◆ Directions: Reproduce exactly the run of lines from the one containing "Give me the D3.js source for this chart." through the one containing "0.0256, 0.0168, 0.01];". Pictures do not belong in the copy.

◆ Supplied records:
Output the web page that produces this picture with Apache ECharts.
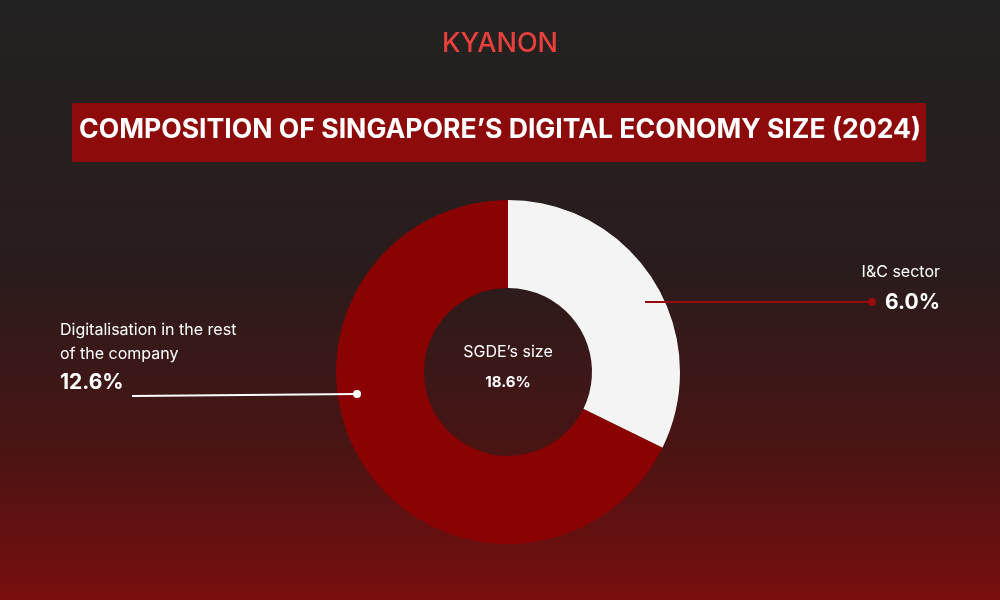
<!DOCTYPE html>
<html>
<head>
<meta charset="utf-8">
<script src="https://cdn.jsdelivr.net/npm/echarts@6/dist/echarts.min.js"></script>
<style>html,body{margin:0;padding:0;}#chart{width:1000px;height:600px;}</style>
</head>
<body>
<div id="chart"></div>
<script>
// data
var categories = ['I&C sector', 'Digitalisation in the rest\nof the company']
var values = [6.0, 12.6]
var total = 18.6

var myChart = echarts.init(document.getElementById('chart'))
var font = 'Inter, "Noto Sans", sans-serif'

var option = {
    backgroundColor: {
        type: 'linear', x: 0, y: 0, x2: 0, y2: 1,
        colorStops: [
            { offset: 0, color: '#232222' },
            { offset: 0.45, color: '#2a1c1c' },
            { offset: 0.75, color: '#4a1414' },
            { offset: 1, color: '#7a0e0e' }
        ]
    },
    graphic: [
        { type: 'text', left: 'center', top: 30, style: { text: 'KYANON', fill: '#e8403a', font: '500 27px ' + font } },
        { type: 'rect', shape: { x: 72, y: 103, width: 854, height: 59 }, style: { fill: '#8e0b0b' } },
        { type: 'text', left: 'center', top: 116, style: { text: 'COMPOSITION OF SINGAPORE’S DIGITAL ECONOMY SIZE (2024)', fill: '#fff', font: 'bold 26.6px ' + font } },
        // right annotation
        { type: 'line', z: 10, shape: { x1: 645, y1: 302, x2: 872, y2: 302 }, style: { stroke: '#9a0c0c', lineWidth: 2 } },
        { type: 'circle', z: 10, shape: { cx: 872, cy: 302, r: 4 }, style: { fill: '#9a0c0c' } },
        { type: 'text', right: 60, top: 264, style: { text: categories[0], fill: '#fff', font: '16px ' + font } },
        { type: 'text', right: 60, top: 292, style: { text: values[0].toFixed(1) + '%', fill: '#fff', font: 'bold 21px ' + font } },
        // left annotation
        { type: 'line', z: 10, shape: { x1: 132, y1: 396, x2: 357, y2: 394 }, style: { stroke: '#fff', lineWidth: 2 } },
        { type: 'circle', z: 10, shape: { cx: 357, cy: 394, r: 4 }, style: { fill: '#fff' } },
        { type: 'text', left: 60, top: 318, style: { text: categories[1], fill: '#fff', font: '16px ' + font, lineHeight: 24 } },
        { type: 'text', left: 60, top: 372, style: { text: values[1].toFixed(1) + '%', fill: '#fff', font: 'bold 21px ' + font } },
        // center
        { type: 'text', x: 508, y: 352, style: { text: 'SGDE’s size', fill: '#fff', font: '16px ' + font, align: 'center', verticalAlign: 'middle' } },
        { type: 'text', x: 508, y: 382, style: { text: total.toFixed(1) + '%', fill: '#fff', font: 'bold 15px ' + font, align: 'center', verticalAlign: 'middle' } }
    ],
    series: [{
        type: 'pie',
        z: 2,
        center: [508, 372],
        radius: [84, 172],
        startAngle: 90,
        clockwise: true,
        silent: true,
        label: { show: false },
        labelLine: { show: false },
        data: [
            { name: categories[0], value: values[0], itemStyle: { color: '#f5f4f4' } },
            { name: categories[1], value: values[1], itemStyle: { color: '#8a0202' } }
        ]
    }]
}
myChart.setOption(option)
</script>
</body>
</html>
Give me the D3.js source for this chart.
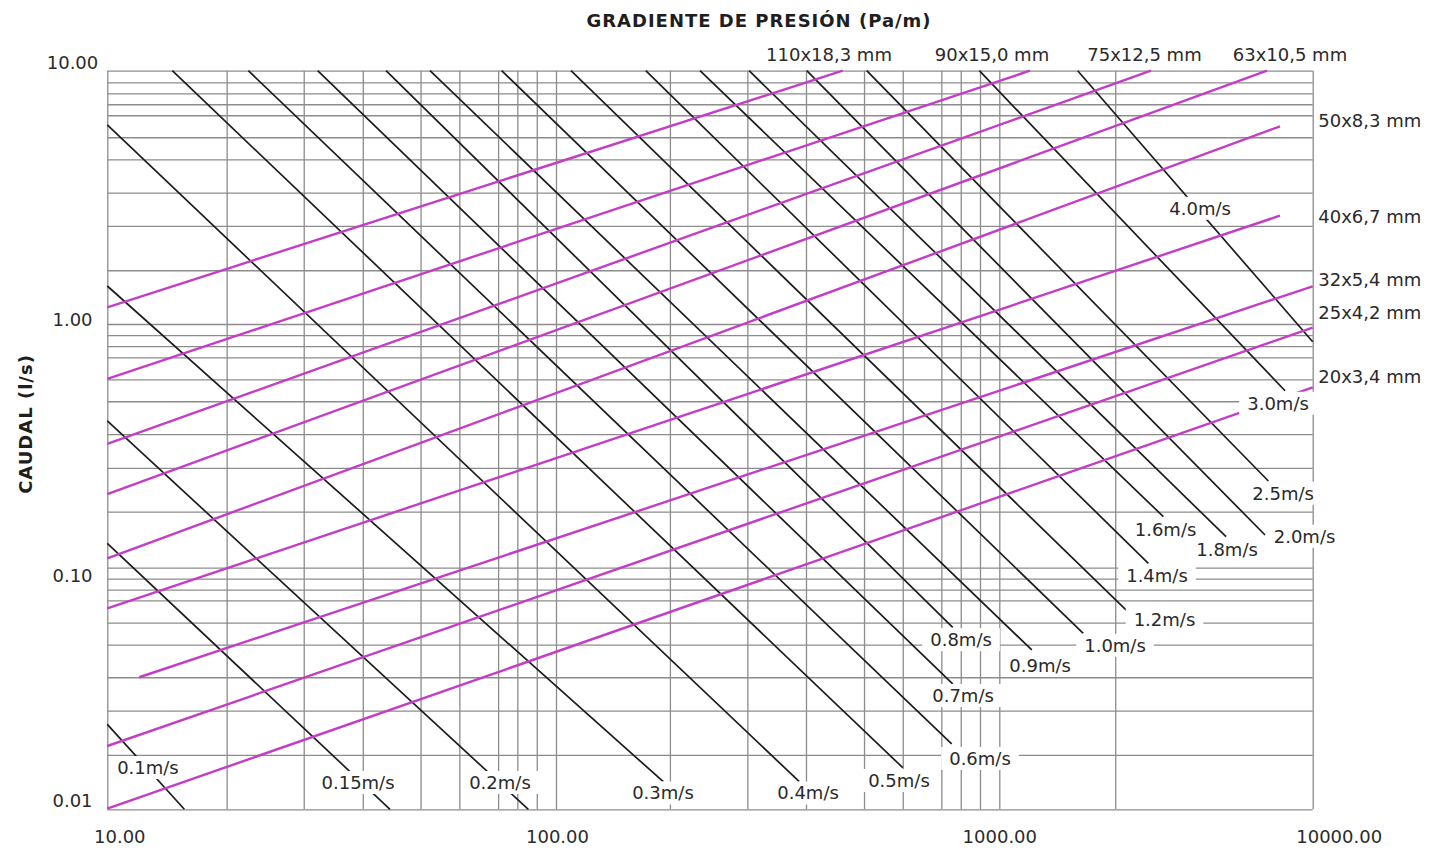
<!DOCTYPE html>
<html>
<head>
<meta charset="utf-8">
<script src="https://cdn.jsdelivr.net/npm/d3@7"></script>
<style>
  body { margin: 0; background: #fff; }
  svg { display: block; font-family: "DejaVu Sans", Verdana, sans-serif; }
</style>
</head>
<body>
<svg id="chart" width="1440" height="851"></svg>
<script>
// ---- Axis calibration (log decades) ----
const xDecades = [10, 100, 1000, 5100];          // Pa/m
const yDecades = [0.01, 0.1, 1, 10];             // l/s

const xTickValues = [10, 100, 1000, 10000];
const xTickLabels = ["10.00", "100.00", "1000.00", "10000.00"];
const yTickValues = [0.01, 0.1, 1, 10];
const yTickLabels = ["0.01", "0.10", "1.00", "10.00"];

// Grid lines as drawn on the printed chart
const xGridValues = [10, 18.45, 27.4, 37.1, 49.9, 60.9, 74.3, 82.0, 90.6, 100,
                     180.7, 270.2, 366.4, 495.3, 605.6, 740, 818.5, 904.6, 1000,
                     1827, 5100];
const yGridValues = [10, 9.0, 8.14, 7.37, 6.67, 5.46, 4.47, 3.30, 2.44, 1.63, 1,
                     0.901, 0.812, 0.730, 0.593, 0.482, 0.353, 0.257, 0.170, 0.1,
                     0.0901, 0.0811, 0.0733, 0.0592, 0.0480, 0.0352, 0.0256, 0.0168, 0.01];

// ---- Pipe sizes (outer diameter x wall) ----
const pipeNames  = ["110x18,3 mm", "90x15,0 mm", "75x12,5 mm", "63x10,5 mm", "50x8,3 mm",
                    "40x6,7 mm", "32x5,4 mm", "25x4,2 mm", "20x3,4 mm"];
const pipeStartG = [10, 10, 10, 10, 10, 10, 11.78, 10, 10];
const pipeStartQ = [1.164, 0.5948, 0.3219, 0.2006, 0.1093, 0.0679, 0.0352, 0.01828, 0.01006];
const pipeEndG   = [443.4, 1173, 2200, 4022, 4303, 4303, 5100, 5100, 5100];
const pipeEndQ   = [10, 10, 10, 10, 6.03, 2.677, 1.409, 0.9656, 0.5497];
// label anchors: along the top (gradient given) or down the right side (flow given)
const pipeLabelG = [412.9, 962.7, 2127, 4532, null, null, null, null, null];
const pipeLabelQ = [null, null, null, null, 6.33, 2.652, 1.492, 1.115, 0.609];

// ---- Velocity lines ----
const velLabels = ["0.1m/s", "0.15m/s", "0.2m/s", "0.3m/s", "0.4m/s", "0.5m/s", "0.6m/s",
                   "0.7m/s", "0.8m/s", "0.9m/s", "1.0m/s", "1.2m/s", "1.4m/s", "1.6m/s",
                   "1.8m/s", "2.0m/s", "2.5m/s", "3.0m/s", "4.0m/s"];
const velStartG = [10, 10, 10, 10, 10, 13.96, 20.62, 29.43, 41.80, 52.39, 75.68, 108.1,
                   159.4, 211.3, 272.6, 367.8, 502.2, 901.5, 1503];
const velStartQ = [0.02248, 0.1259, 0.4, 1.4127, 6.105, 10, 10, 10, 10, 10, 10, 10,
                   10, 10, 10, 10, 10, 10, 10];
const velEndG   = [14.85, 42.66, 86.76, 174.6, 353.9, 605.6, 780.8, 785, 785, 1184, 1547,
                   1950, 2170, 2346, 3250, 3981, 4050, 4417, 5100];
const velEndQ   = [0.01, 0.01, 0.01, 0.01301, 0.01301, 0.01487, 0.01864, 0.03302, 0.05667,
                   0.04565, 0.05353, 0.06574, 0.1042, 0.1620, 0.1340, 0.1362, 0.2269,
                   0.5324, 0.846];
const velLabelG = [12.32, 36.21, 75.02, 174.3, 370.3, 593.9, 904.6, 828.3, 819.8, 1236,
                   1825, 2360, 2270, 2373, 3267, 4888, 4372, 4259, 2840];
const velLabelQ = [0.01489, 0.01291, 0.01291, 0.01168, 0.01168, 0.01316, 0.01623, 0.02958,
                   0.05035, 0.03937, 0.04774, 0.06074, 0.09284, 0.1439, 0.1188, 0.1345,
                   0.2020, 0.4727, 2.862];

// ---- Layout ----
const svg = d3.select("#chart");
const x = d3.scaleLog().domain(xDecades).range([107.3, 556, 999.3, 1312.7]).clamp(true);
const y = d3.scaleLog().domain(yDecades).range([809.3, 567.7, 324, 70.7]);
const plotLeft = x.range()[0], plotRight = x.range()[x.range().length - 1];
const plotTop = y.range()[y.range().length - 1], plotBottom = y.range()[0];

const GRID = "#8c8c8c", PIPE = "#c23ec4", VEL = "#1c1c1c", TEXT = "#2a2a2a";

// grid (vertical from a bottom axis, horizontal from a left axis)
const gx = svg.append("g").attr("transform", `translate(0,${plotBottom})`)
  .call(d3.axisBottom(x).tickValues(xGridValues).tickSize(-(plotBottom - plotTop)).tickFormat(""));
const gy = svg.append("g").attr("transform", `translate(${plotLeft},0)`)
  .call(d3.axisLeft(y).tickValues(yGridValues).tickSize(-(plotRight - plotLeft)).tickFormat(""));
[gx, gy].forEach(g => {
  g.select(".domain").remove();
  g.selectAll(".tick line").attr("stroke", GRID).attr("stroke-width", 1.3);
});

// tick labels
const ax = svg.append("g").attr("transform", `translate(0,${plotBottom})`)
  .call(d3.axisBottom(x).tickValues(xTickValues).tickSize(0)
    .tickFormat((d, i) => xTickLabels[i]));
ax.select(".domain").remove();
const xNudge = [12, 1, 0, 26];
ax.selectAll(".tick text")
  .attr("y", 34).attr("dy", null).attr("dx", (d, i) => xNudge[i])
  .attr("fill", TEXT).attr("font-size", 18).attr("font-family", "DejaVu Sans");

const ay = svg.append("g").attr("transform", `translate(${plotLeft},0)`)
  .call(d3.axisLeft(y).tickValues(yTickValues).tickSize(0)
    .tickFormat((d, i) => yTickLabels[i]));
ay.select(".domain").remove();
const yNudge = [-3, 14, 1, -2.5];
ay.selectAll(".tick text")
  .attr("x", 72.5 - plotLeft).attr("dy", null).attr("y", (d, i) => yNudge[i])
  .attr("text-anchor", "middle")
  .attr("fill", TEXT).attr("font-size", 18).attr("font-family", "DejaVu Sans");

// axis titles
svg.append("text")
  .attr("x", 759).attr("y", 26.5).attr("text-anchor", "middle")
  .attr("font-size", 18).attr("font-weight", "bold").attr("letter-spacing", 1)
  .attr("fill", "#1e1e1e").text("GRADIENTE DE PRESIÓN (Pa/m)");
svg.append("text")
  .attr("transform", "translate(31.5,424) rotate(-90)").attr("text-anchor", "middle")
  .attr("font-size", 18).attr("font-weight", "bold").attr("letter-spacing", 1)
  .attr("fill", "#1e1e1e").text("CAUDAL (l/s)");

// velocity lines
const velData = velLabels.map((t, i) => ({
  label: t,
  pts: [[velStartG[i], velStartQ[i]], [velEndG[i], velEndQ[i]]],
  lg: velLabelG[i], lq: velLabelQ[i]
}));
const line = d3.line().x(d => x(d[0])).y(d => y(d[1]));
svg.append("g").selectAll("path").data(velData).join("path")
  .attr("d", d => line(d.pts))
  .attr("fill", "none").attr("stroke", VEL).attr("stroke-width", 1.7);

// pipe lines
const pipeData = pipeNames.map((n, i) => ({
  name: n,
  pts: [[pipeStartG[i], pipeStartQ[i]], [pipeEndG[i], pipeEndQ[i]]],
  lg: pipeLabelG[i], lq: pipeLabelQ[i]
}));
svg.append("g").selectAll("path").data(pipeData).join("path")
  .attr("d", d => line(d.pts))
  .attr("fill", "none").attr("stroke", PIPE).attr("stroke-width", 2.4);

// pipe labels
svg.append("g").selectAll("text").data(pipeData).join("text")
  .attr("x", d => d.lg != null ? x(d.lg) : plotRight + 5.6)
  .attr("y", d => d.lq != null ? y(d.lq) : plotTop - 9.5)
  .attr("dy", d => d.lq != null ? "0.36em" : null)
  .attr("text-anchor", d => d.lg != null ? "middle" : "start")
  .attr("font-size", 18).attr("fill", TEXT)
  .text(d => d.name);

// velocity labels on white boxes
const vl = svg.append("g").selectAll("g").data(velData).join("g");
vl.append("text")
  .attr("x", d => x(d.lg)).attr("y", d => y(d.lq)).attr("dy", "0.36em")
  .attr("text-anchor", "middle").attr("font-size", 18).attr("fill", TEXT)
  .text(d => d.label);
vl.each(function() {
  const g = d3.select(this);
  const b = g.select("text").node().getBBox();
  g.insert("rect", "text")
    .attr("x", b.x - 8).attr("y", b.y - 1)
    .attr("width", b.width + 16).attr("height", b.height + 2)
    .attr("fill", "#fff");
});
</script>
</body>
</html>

◆ Written reply:
Give me the D3.js source for this chart.
<!DOCTYPE html>
<html>
<head>
<meta charset="utf-8">
<script src="https://cdn.jsdelivr.net/npm/d3@7"></script>
<style>
  body { margin: 0; background: #fff; }
  svg { display: block; font-family: "DejaVu Sans", Verdana, sans-serif; }
</style>
</head>
<body>
<svg id="chart" width="1440" height="851"></svg>
<script>
// ---- Axis calibration (log decades) ----
const xDecades = [10, 100, 1000, 5100];          // Pa/m
const yDecades = [0.01, 0.1, 1, 10];             // l/s

const xTickValues = [10, 100, 1000, 10000];
const xTickLabels = ["10.00", "100.00", "1000.00", "10000.00"];
const yTickValues = [0.01, 0.1, 1, 10];
const yTickLabels = ["0.01", "0.10", "1.00", "10.00"];

// Grid lines as drawn on the printed chart
const xGridValues = [10, 18.45, 27.4, 37.1, 49.9, 60.9, 74.3, 82.0, 90.6, 100,
                     180.7, 270.2, 366.4, 495.3, 605.6, 740, 818.5, 904.6, 1000,
                     1827, 5100];
const yGridValues = [10, 9.0, 8.14, 7.37, 6.67, 5.46, 4.47, 3.30, 2.44, 1.63, 1,
                     0.901, 0.812, 0.730, 0.593, 0.482, 0.353, 0.257, 0.170, 0.1,
                     0.0901, 0.0811, 0.0733, 0.0592, 0.0480, 0.0352, 0.0256, 0.0168, 0.01];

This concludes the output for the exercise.